Off the page: meet the director bringing Russian literature to life onscreen
Still from Keep My Words Forever (2015)

Filmmaker Roma Liberov brings his quirky and touching documentary series about great Russian authors to Calvert 22 Space this summer. We met up with him to talk about his artistic vision and his philosophy of "creative justice"

15 May 2017

One of the most oft-repeated lines about Russia is that it’s a country where literature really matters, where the average citizen has a heightened sense of spiritual connection with poets and novelists. At times this line of thinking descends into self-parody: American foreign policy wonks now seem to think that they can get to the bottom of the Kremlin’s nefarious scheming simply by brushing up on their Gogol and Dostoevsky. Filmmaker Roma Liberov isn’t so naive, but he is unequivocal about the role writing has played: “Literature in Russia is a big deal. I’ve got no romantic illusions about Soviet times, but we used to be a reading nation. And people died for the right to write.”

Liberov is more committed than most to getting to the heart of Russia’s relationship with its authors. To that end, he has spent most of the past decade producing a series of fascinating quasi-documentary films, each concerned with a different 20th-century writer. Three of these – Written by Sergei Dovlatov (2012), ILFANDPETROV (2013) and Keep My Words Forever (2015) – are screening at Calvert 22 Space this summer as part of the Calvert 22 Foundation’s season exploring the centenary of 1917, The Future Remains: Revisiting Revolution.

A softly-spoken man who comes to life when he starts talking about his favourite writers and texts, Liberov began thinking about combining screen and page when he was at film school. “Not everyone realises that cinema works with visual language,” he says. “I’m interested in finding that language. That’s why we use animation and puppet theatre and graphics and actors – just to unite it all into one movie language. I want people to take cinematography as the art it is.”

His literary-cinematic hybrid is certainly striking: celebrated actors intone the verse or prose in question over landscape photography and disarmingly simple animations. For Keep My Words Forever, about the tragic early 20th-century poet Osip Mandelstam, Liberov hired out a puppet theatre in St Petersburg for a week, filming specially designed puppets with the likenesses of the writer and his family. The resulting footage demonstrates the ambiguous naivety that characterises Liberov’s films, with the puppet figures capturing the old world weariness and powerlessness of Mandelstam in the face of the Stalinist regime.

“Literature in Russia is a big deal. I’ve got no romantic illusions about Soviet times, but we used to be a reading nation.
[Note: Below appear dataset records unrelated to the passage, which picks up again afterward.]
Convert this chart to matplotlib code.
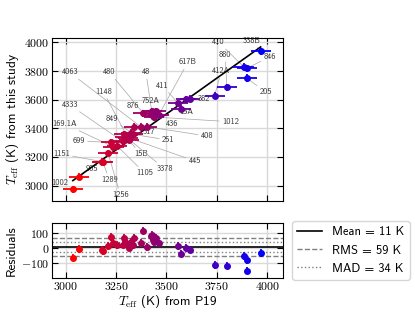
import numpy as np
import matplotlib
matplotlib.use('Agg')
import matplotlib.pyplot as plt
from matplotlib.colors import LinearSegmentedColormap
from matplotlib.ticker import FuncFormatter

# star names, Teff from P19 and Teff from this study (K)
names = ['1002', '905', '1151', '1289', '1256', '699', '169.1A', '1105', '4333',
         '15B', '445', '3378', '1148', '849', '251', '317', '4063', '480', '408',
         '876', '48', '752A', '1012', '436', '617B', '411', '15A', '382', '',
         '412A', '880', '410', '846', '205', '338B']
teff_p19 = [3035, 3066, 3178, 3184, 3210, 3227, 3237, 3255, 3283,
            3289, 3296, 3307, 3314, 3325, 3333, 3340, 3373, 3386, 3403,
            3422, 3427, 3434, 3439, 3447, 3463, 3559, 3573, 3598, 3616,
            3739, 3800, 3883, 3899, 3899, 3968]
teff_this = [2973, 3063, 3168, 3164, 3227, 3302, 3270, 3277, 3308,
             3358, 3341, 3332, 3319, 3370, 3358, 3412, 3410, 3504, 3411,
             3502, 3519, 3489, 3479, 3519, 3496, 3574, 3538, 3603, 3608,
             3627, 3685, 3831, 3819, 3751, 3938]
err_p19 = 50
err_this = 25

# where the star labels sit
label_xy = [(2970, 3021), (3130, 3116), (2979, 3219), (3217, 3040), (3271, 2935),
            (3064, 3311), (2995, 3430), (3393, 3086), (3020, 3563), (3373, 3219),
            (3641, 3172), (3491, 3116), (3187, 3655), (3228, 3463), (3509, 3318),
            (3411, 3376), (3020, 3790), (3217, 3790), (3702, 3346), (3335, 3555),
            (3398, 3790), (3422, 3590), (3817, 3446), (3529, 3428), (3606, 3860),
            (3480, 3697), (3600, 3514), (3685, 3602), None, (3772, 3797),
            (3792, 3911), (3759, 4000), (4014, 3899), (3994, 3651), (3923, 4011)]

# summary statistics quoted in the legend
mean_res = 11
rms_res = 59
mad_res = 34

plt.rcParams['font.family'] = ['cmss10', 'DejaVu Sans']
plt.rcParams['mathtext.fontset'] = 'cm'
plt.rcParams['axes.formatter.use_mathtext'] = True

x = np.array(teff_p19)
y = np.array(teff_this)
res = y - x

cmap = LinearSegmentedColormap.from_list('rb', ['red', 'blue'])
colors = cmap((x - x.min()) / (x.max() - x.min()))

fig = plt.figure(figsize=(4.15, 3.12), dpi=100)
ax = fig.add_axes([0.125, 0.356, 0.557, 0.522])
axr = fig.add_axes([0.125, 0.109, 0.557, 0.176])

mathfmt = FuncFormatter(lambda v, p: r'$%d$' % v)

# top panel
ax.plot([x.min(), x.max()], [x.min(), x.max()], color='k', lw=1.2, zorder=3)
for i in range(len(x)):
    ax.errorbar(x[i], y[i], xerr=err_p19, yerr=err_this, fmt='o', ms=4,
                color=colors[i], elinewidth=1.3, capsize=0, zorder=4)
    if label_xy[i] is not None:
        ax.annotate(names[i], xy=(x[i], y[i]), xytext=label_xy[i],
                    ha='center', va='center', fontsize=6, color='0.2',
                    arrowprops=dict(arrowstyle='-', color='0.65', lw=0.5,
                                    shrinkA=0, shrinkB=0), zorder=2)
ax.set_xlim(2931, 4079)
ax.set_ylim(2893, 4030)
ax.set_xticks([3000, 3250, 3500, 3750, 4000])
ax.set_yticks([3000, 3200, 3400, 3600, 3800, 4000])
ax.set_xticklabels([])
ax.yaxis.set_major_formatter(mathfmt)
ax.set_ylabel(r'$T_{\rm eff}$ (K) from this study', fontsize=9.5, labelpad=2)

# residual panel
for i in range(len(x)):
    axr.errorbar(x[i], res[i], yerr=err_this, fmt='o', ms=4,
                 color=colors[i], elinewidth=1.3, capsize=0, zorder=4)
axr.axhline(mean_res, color='k', lw=1.2, label='Mean = %d K' % mean_res)
axr.axhline(mean_res + rms_res, color='0.5', lw=1, ls='--', label='RMS = %d K' % rms_res)
axr.axhline(mean_res - rms_res, color='0.5', lw=1, ls='--')
axr.axhline(mean_res + mad_res, color='0.5', lw=1, ls=':', label='MAD = %d K' % mad_res)
axr.axhline(mean_res - mad_res, color='0.5', lw=1, ls=':')
axr.set_xlim(2931, 4079)
axr.set_ylim(-198, 169)
axr.set_xticks([3000, 3250, 3500, 3750, 4000])
axr.set_yticks([-100, 0, 100])
axr.xaxis.set_major_formatter(mathfmt)
axr.yaxis.set_major_formatter(mathfmt)
axr.set_ylabel('Residuals', fontsize=9.5, labelpad=2)
axr.set_xlabel(r'$T_{\rm eff}$ (K) from P19', fontsize=9.5, labelpad=0)
axr.legend(loc='center left', bbox_to_anchor=(1.04, 0.5), fontsize=9,
           handlelength=2.0, borderaxespad=0)

for a in (ax, axr):
    a.grid(True, color='#d9d9d9', lw=1, zorder=0)
    a.set_axisbelow(True)
    a.tick_params(direction='in', top=True, right=True, length=4, labelsize=8.5, pad=2)

fig.savefig('out.png', dpi=100)
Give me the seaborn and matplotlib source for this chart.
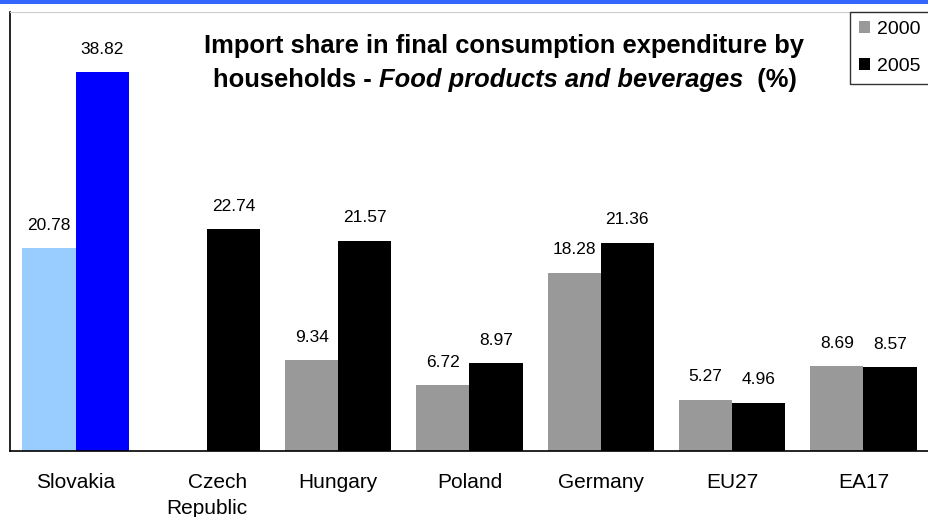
import numpy as np
import pandas as pd
import matplotlib.pyplot as plt
import seaborn as sns
from matplotlib.patches import Rectangle

# Data
countries = ["Slovakia", "Czech\nRepublic", "Hungary", "Poland", "Germany", "EU27", "EA17"]
share_2000 = [20.78, np.nan, 9.34, 6.72, 18.28, 5.27, 8.69]
share_2005 = [38.82, 22.74, 21.57, 8.97, 21.36, 4.96, 8.57]
years = ["2000", "2005"]

df = pd.DataFrame({
    "country": countries * 2,
    "year": [years[0]] * len(countries) + [years[1]] * len(countries),
    "share": share_2000 + share_2005,
})

sns.set_style("white")
plt.rcParams["font.family"] = ["Liberation Sans", "DejaVu Sans"]
plt.rcParams["text.color"] = "black"
plt.rcParams["xtick.color"] = "black"

fig = plt.figure(figsize=(9.29, 5.17), dpi=100)
ax = fig.add_axes([10 / 929, 66 / 517, 919 / 929, 439 / 517])

sns.barplot(
    data=df, x="country", y="share", hue="year",
    palette={"2000": "#999999", "2005": "#000000"},
    width=0.81, saturation=1, ax=ax, legend=True,
    edgecolor="none", linewidth=0,
)

# Slovakia highlighted in blue
highlight = {"2000": "#99ccff", "2005": "#0000ff"}
for cont, yr in zip(ax.containers, years):
    for patch in cont.patches:
        if abs(patch.get_x() + patch.get_width() / 2 - 0) < 0.5:
            patch.set_facecolor(highlight[yr])
    labels = []
    for patch in cont.patches:
        h = patch.get_height()
        labels.append("" if (h is None or np.isnan(h) or h == 0) else f"{h:.2f}")
    ax.bar_label(cont, labels=labels, padding=11, fontsize=12.5, color="black")

ax.set_xlim(-0.5, 6.5)
ax.set_ylim(0, 45)
ax.set_yticks([])
ax.set_xlabel("")
ax.set_ylabel("")
ax.tick_params(axis="x", length=0, pad=16, labelsize=15, labelcolor="black")
for lab in ax.get_xticklabels():
    lab.set_multialignment("right")
    lab.set_linespacing(1.45)

for side in ["left", "bottom"]:
    ax.spines[side].set_color("black")
    ax.spines[side].set_linewidth(1.2)
ax.spines["top"].set_color("#cccccc")
ax.spines["right"].set_visible(False)

leg = ax.legend(
    loc="upper right", bbox_to_anchor=(1.0, 1.0), fontsize=14,
    frameon=True, fancybox=False, edgecolor="black",
    handlelength=0.55, handleheight=0.55, handletextpad=0.35,
    borderpad=0.45, labelspacing=1.05, borderaxespad=0,
)
leg.get_frame().set_linewidth(1.0)

# Title with italic part
t1 = ax.text(0.537, 0.922, "Import share in final consumption expenditure by",
             transform=ax.transAxes, ha="center", va="center",
             fontsize=18.4, fontweight="bold")
t2a = ax.text(0.221, 0.845, "households - ", transform=ax.transAxes,
              ha="left", va="center", fontsize=18.4, fontweight="bold")
t2b = ax.annotate("Food products and beverages", xy=(1, 0), xycoords=t2a,
                  va="bottom", ha="left", fontsize=18.4, fontweight="bold",
                  fontstyle="italic")
t2c = ax.annotate("  (%)", xy=(1, 0), xycoords=t2b, va="bottom", ha="left",
                  fontsize=18.4, fontweight="bold")

# Blue header strip
fig.patches.append(Rectangle((0, 1 - 4 / 517), 1, 4 / 517, transform=fig.transFigure,
                             facecolor="#3366ff", edgecolor="none"))

fig.savefig("out.png", dpi=100)
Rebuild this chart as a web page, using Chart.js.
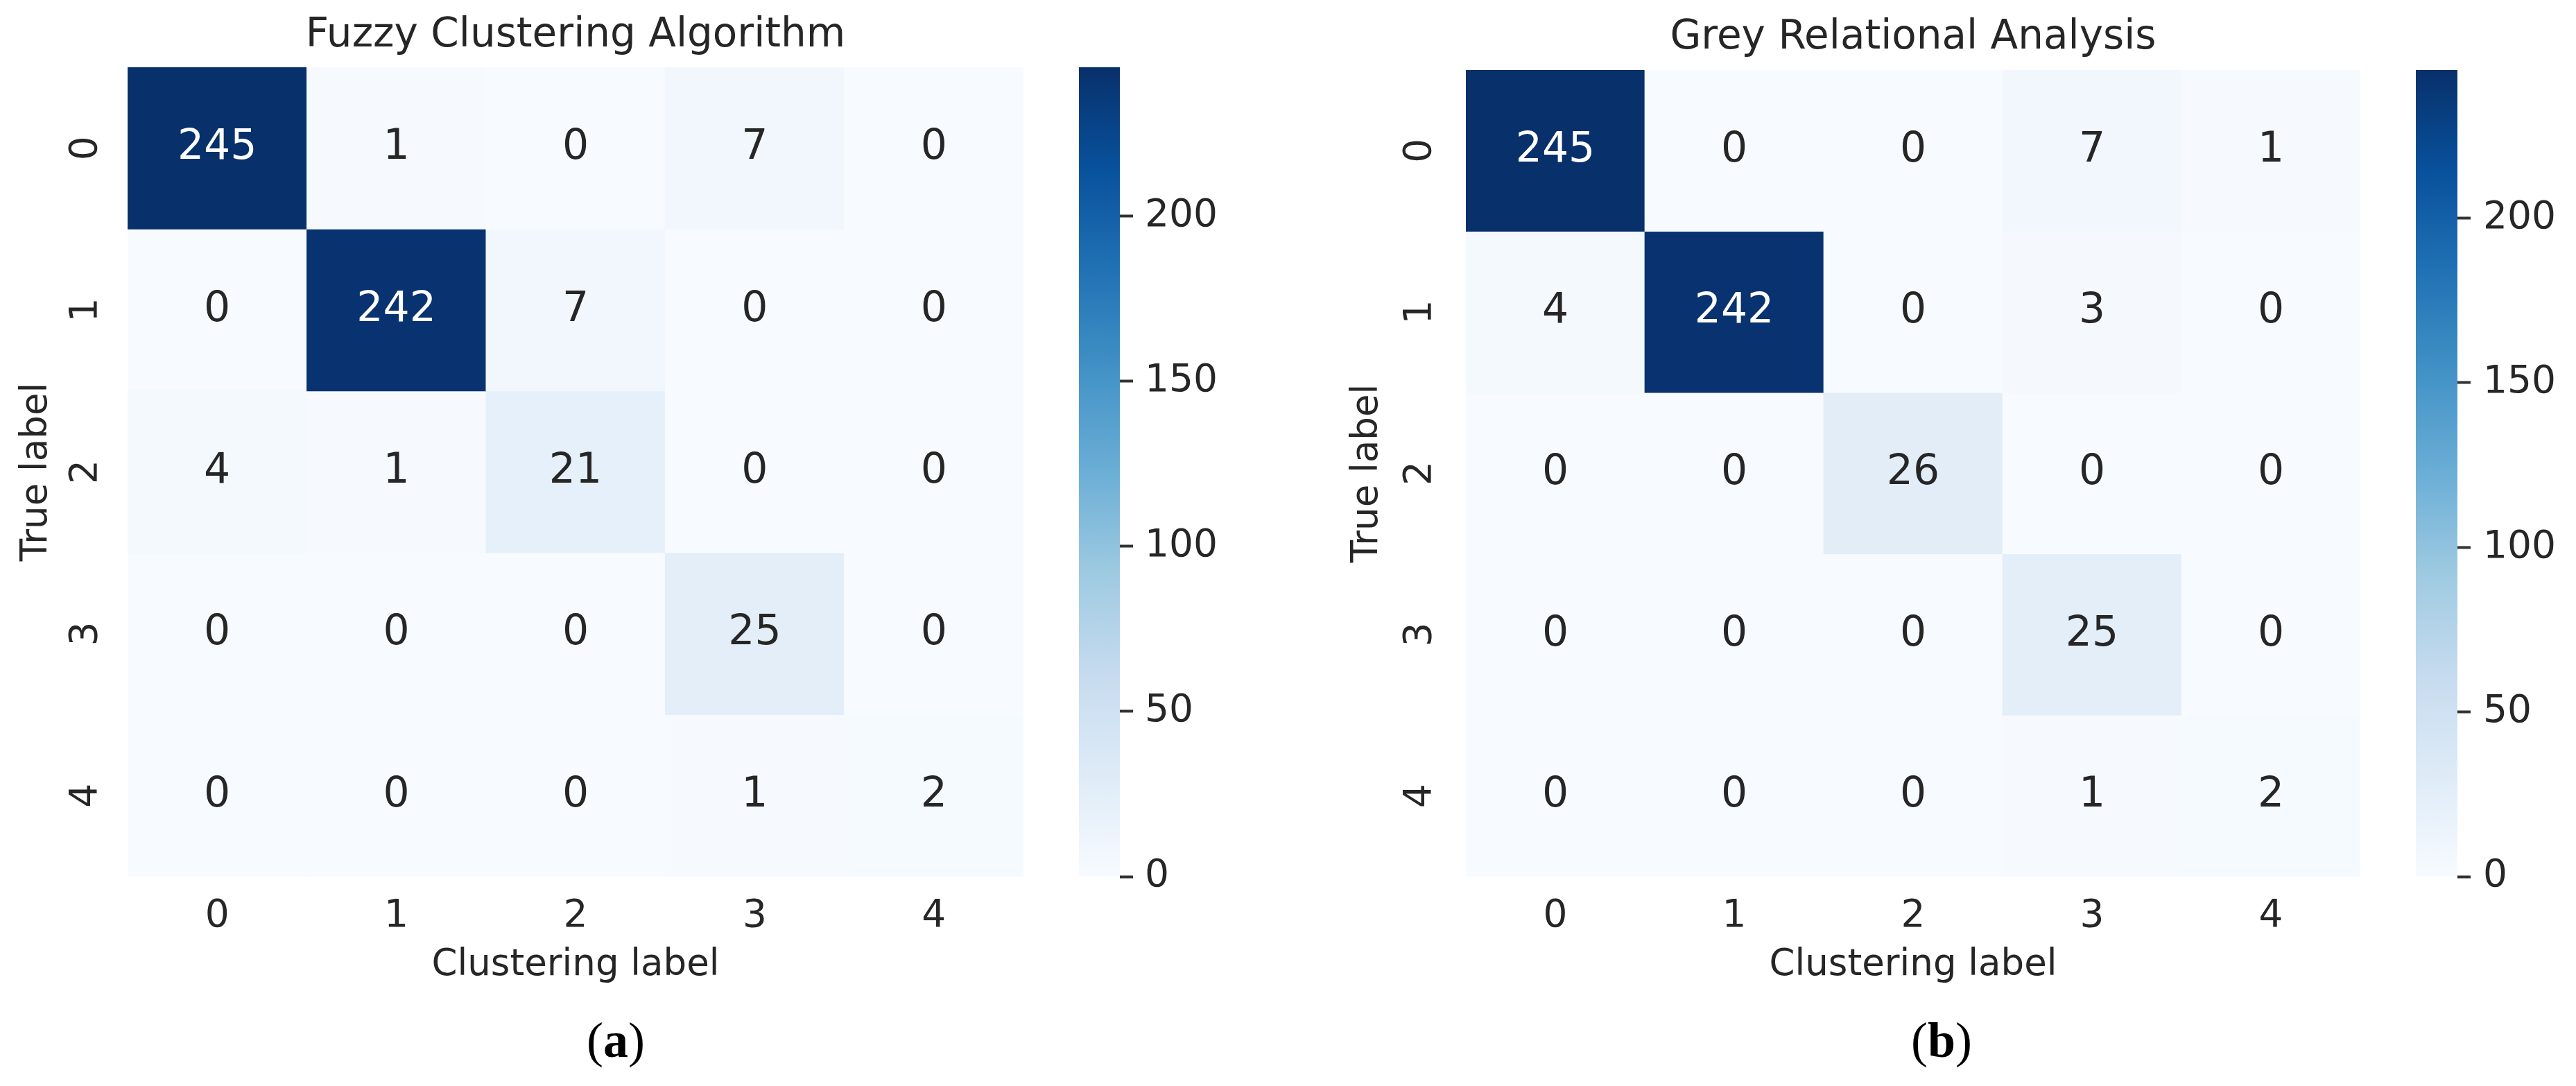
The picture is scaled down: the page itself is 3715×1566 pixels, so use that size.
<!DOCTYPE html>
<html>
<head>
<meta charset="utf-8">
<title>Confusion matrices</title>
<script src="https://cdn.jsdelivr.net/npm/chart.js@4.4.1/dist/chart.umd.min.js"></script>
<style>
    html, body { margin: 0; padding: 0; background: #ffffff; }
    #page { position: relative; width: 3715px; height: 1566px; overflow: hidden; background: #ffffff; }
    #page canvas { position: absolute; }
    .caption {
        position: absolute;
        font-family: "Liberation Serif", "Times New Roman", serif;
        font-size: 72px;
        color: #000000;
        transform: translate(-50%, -50%);
        white-space: nowrap;
    }
</style>
</head>
<body>
<div id="page">
    <canvas id="heatA"></canvas>
    <canvas id="cbarA"></canvas>
    <canvas id="heatB"></canvas>
    <canvas id="cbarB"></canvas>
</div>
<script>
/* ==========================================================================
DATA
========================================================================== */
const clusterLabels = ["0", "1", "2", "3", "4"];
const trueLabels = ["0", "1", "2", "3", "4"];

const fuzzyMatrix = [
    [245, 1, 0, 7, 0],
    [0, 242, 7, 0, 0],
    [4, 1, 21, 0, 0],
    [0, 0, 0, 25, 0],
    [0, 0, 0, 1, 2],
];

const greyMatrix = [
    [245, 0, 0, 7, 1],
    [4, 242, 0, 3, 0],
    [0, 0, 26, 0, 0],
    [0, 0, 0, 25, 0],
    [0, 0, 0, 1, 2],
];

const colorbarTicks = [0, 50, 100, 150, 200];

/* ==========================================================================
STYLE
========================================================================== */
const FONT = "DejaVu Sans";
const TEXT = "#262626";
const PAGE_H = 1566;

// matplotlib "Blues"
const bluesStops = [
    "#f7fbff", "#deebf7", "#c6dbef", "#9ecae1", "#6baed6",
    "#4292c6", "#2171b5", "#08519c", "#08306b",
];

function hexToRgb(h) {
    const n = parseInt(h.slice(1), 16);
    return [(n >> 16) & 255, (n >> 8) & 255, n & 255];
}

function blues(t) {
    t = Math.max(0, Math.min(1, t));
    const s = t * (bluesStops.length - 1);
    const i = Math.min(bluesStops.length - 2, Math.floor(s));
    const f = s - i;
    const a = hexToRgb(bluesStops[i]);
    const b = hexToRgb(bluesStops[i + 1]);
    const c = a.map((v, k) => Math.round(v + (b[k] - v) * f));
    return `rgb(${c[0]}, ${c[1]}, ${c[2]})`;
}

function luminance(rgb) {
    const c = rgb.match(/\d+/g).map(Number).map((v) => {
        v /= 255;
        return v <= 0.03928 ? v / 12.92 : Math.pow((v + 0.055) / 1.055, 2.4);
    });
    return 0.2126 * c[0] + 0.7152 * c[1] + 0.0722 * c[2];
}

// cell numbers, drawn at the centre of each bar element
const cellText = {
    id: "cellText",
    afterDatasetsDraw(chart) {
        const ctx = chart.ctx;
        ctx.save();
        ctx.font = `60px "${FONT}"`;
        ctx.textAlign = "center";
        ctx.textBaseline = "middle";
        chart.data.datasets.forEach((ds, r) => {
            chart.getDatasetMeta(r).data.forEach((bar, c) => {
                const fill = ds.backgroundColor[c];
                ctx.fillStyle = luminance(fill) < 0.408 ? "#ffffff" : TEXT;
                ctx.fillText(String(ds.values[c]), bar.x, (bar.y + bar.base) / 2);
            });
        });
        ctx.restore();
    },
};

/* ==========================================================================
PANELS
========================================================================== */
const panels = [
    {
        id: "A",
        title: "Fuzzy Clustering Algorithm",
        matrix: fuzzyMatrix,
        caption: "a",
        plot: { left: 184, top: 97, right: 1476, bottom: 1264 },
        yTickPad: 42,
        yTitlePad: 21,
        titlePad: 17,
        cbar: { left: 1556, right: 1615, labelPad: 17 },
        capX: 888,
    },
    {
        id: "B",
        title: "Grey Relational Analysis",
        matrix: greyMatrix,
        caption: "b",
        plot: { left: 2114, top: 101, right: 3404, bottom: 1264 },
        yTickPad: 48,
        yTitlePad: 10,
        titlePad: 20,
        cbar: { left: 3484, right: 3544, labelPad: 18 },
        capX: 2800,
    },
];

function makeHeatmap(p) {
    const canvas = document.getElementById("heat" + p.id);
    const axisW = 184;
    canvas.width = p.plot.right - p.plot.left + axisW;
    canvas.height = PAGE_H;
    canvas.style.left = p.plot.left - axisW + "px";
    canvas.style.top = "0px";

    const vmax = Math.max(...p.matrix.flat());

    new Chart(canvas, {
        type: "bar",
        data: {
            labels: clusterLabels,
            datasets: p.matrix.map((row, r) => ({
                label: trueLabels[r],
                data: row.map(() => [r, r + 1]),
                values: row,
                backgroundColor: row.map((v) => blues(v / vmax)),
                borderWidth: 0,
                barPercentage: 1,
                categoryPercentage: 1,
                grouped: false,
                xAxisID: "x",
                yAxisID: "y",
            })),
        },
        options: {
            responsive: false,
            animation: false,
            devicePixelRatio: 1,
            layout: { padding: 0 },
            plugins: {
                legend: { display: false },
                tooltip: { enabled: false },
                title: { display: false },
            },
            scales: {
                x: {
                    type: "category",
                    position: "bottom",
                    offset: true,
                    grid: { display: false, drawTicks: false },
                    border: { display: false },
                    ticks: {
                        color: TEXT,
                        font: { family: FONT, size: 55 },
                        padding: 25,
                        maxRotation: 0,
                        autoSkip: false,
                    },
                    title: {
                        display: true,
                        text: "Clustering label",
                        color: TEXT,
                        font: { family: FONT, size: 53 },
                        padding: { top: 0, bottom: 142 },
                    },
                    afterFit: (s) => { s.height = PAGE_H - p.plot.bottom; },
                },
                xTop: {
                    type: "category",
                    position: "top",
                    grid: { display: false, drawTicks: false },
                    border: { display: false },
                    ticks: { display: false },
                    title: {
                        display: true,
                        text: p.title,
                        color: TEXT,
                        font: { family: FONT, size: 58 },
                        padding: { top: p.titlePad, bottom: 0 },
                    },
                    afterFit: (s) => { s.height = p.plot.top; },
                },
                y: {
                    type: "linear",
                    position: "left",
                    min: 0,
                    max: trueLabels.length,
                    reverse: true,
                    grid: { display: false, drawTicks: false },
                    border: { display: false },
                    afterBuildTicks: (s) => {
                        s.ticks = trueLabels.map((_, i) => ({ value: i + 0.5 }));
                    },
                    ticks: {
                        callback: (v, i) => trueLabels[i],
                        minRotation: 90,
                        maxRotation: 90,
                        crossAlign: "center",
                        padding: p.yTickPad,
                        color: TEXT,
                        font: { family: FONT, size: 55 },
                    },
                    title: {
                        display: true,
                        text: "True label",
                        color: TEXT,
                        font: { family: FONT, size: 53 },
                        padding: { top: p.yTitlePad, bottom: 0 },
                    },
                    afterFit: (s) => { s.width = axisW; },
                },
            },
        },
        plugins: [cellText],
    });
}

function makeColorbar(p) {
    const canvas = document.getElementById("cbar" + p.id);
    const pad = 60;
    const axisW = 240;
    canvas.width = p.cbar.right - p.cbar.left + axisW;
    canvas.height = p.plot.bottom - p.plot.top + pad * 2;
    canvas.style.left = p.cbar.left + "px";
    canvas.style.top = p.plot.top - pad + "px";

    const vmax = Math.max(...p.matrix.flat());

    new Chart(canvas, {
        type: "bar",
        data: {
            labels: [""],
            datasets: [
                {
                    data: [[0, vmax]],
                    backgroundColor: (c) => {
                        const chart = c.chart;
                        if (!chart.chartArea) return bluesStops[0];
                        const y = chart.scales.y;
                        const g = chart.ctx.createLinearGradient(
                            0, y.getPixelForValue(0), 0, y.getPixelForValue(vmax)
                        );
                        bluesStops.forEach((col, i) => g.addColorStop(i / (bluesStops.length - 1), col));
                        return g;
                    },
                    borderWidth: 0,
                    barPercentage: 1,
                    categoryPercentage: 1,
                },
            ],
        },
        options: {
            responsive: false,
            animation: false,
            devicePixelRatio: 1,
            layout: { padding: { top: pad, bottom: pad, left: 0, right: 0 } },
            plugins: {
                legend: { display: false },
                tooltip: { enabled: false },
            },
            scales: {
                x: { display: false },
                y: {
                    position: "right",
                    min: 0,
                    max: vmax,
                    grid: {
                        display: true,
                        drawOnChartArea: false,
                        drawTicks: true,
                        tickLength: 19,
                        tickWidth: 4,
                        tickColor: "#333333",
                    },
                    border: { display: false },
                    afterBuildTicks: (s) => {
                        s.ticks = colorbarTicks.map((v) => ({ value: v }));
                    },
                    ticks: {
                        padding: p.cbar.labelPad,
                        color: TEXT,
                        font: { family: FONT, size: 55 },
                    },
                    afterFit: (s) => { s.width = axisW; },
                },
            },
        },
    });
}

panels.forEach((p) => {
    makeHeatmap(p);
    makeColorbar(p);

    const cap = document.createElement("div");
    cap.className = "caption";
    cap.style.left = p.capX + "px";
    cap.style.top = "1500px";
    cap.innerHTML = `(<b>${p.caption}</b>)`;
    document.getElementById("page").appendChild(cap);
});
</script>
</body>
</html>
And people died for the right to write”

Liberov has completed six films so far. After scraping together money from sponsors for the first three films, Liberov decided to go independent for his fourth, 2012’s Written by Sergei Dovlatov, which is one of the films screening at Calvert 22 Space. Working as screenwriter, producer and director, Liberov travelled to New York to retrace the steps of the titular émigré hero. After hearing from “a hundred distributors” that his work would never find an audience in Russia, he became determined to distribute it himself, too. “By Russian standards a huge number of people saw it,” he recalls. “Maybe 40,000 tickets were sold for this very modest and fragile film.” Eventually the Dovlatov and all subsequent films were shown on primetime national television. The premiere of Keep My Words Forever was held in a cinema in the GUM shopping centre on Red Square itself (the irony of a film celebrating Mandelstam being feted next door to the seat of the government that had him killed is not lost on the director).

While passionate, Liberov is not idealistic about his work. “I love movies. They’re little miracles. But making one doesn’t mean the next one is easier. No, unfortunately there’s no creative justice. You create and if you have another chance, thank whoever you believe in and keep going.”

That there is no such thing as “creative justice” would hardly have come as a surprise to the writers who Liberov chronicles, all of whom had to contend with the realities of Soviet life, often with tragic results. His series of films is envisaged as one long response to the question: how can “someone who works with his brain, his talents, his intellect” survive and thrive in a society that limits creative freedom? Each of the writers Liberov has chosen to document represents a different “model” for responding to this existential question, one which has plagued Russian writers since the time of Pushkin.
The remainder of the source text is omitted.